"It profits me but little that a vigilant authority always protects the tranquillity of my pleasures and constantly averts all dangers from my path, without my care or concern, if this same authority is the absolute master of my liberty and my life."

--Alexis de Tocqueville, Democracy in America

Monday, December 9, 2013

The Rebellion of the Rest of Us

It's coming.   Middle-class middle Americans are asked to pay extortionate tax rates to subsidize the lifestyles of upper middle-class people who work for the federal government in Washington or, in my case, in the state government in Madison, Wisconsin.   But we're also asked to pay extortionate hidden "taxes" when we purchase everything from a sandwich at McDonald's to a printer cartridge at Walgreens.   (Recently I was at Walgreens and noted to the nice black lady at the cash register that, if people didn't shoplift, she wouldn't have to stop what she's doing to unlock the cabinet to get me a cartridge, and the cartridge itself would cost a lot less.   She not only agreed with me... she regaled me with stories of how much the store gets ripped off for.)  

The minimum wage is one-such hidden "tax."   I wonder if anyone would notice the problem with this photograph of a "raise the minimum wage" protest:


























Yeah, me too... I noticed the young man at the protest next to the sign saying "we can't survive on $8.25/hr." looking intently at what appears to be an iPhone.

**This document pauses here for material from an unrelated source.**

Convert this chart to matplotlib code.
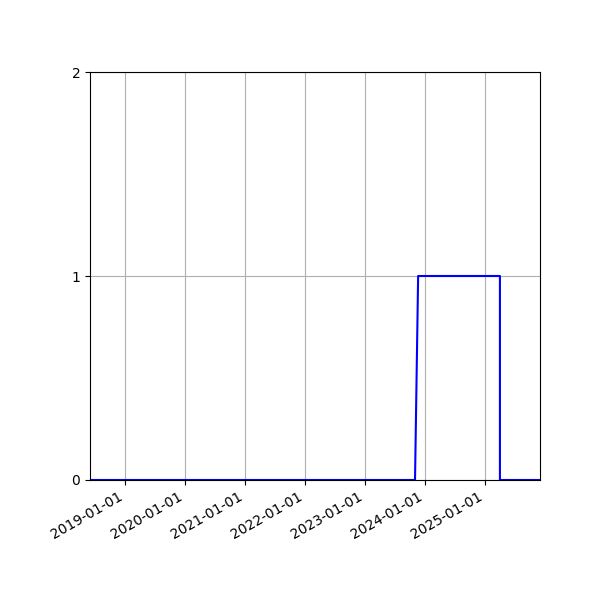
import numpy as np
import matplotlib
matplotlib.use("Agg")
import matplotlib.pyplot as plt
import matplotlib.dates as mdates

# step series
dates = np.array(["2018-06-01", "2023-11-01", "2023-11-20",
                  "2025-04-01", "2025-04-01", "2025-12-01"], dtype="datetime64[D]")
values = [0, 0, 1, 1, 0, 0]

fig, ax = plt.subplots(figsize=(6, 6), dpi=100)
ax.plot(dates, values, color="blue")
ax.set_xlim(np.datetime64("2018-06-01"), np.datetime64("2025-12-01"))
ax.set_ylim(0, 2)
ax.set_yticks([0, 1, 2])
ax.xaxis.set_major_locator(mdates.YearLocator())
ax.xaxis.set_major_formatter(mdates.DateFormatter("%Y-%m-%d"))
ax.grid(True)
fig.autofmt_xdate()
fig.subplots_adjust(left=0.15, right=0.9, top=0.88, bottom=0.2)
fig.savefig("out.png")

And there you have the root of the coming rebellion of the rest of us.   We are more than willing to help the poor.   We give money to charity, we work in soup kitchens and church-based lunch programs, etc.   We are even willing to pay a relatively high rate of taxes to help the poor.   But right now there are too many people struggling to get by working 40+ hours a week who are getting taxed like crazy to pay for wealth-transfer programs where the beneficiaries all seem to have... houses, cars, flat-screen TVs, and, yes, cell phones.   When enough people have experienced watching a lady buy groceries with food stamps while wearing a lot of jewelry, and then watch her take the same groceries out to her late-model luxury car, someone is going to start saying, enough is enough.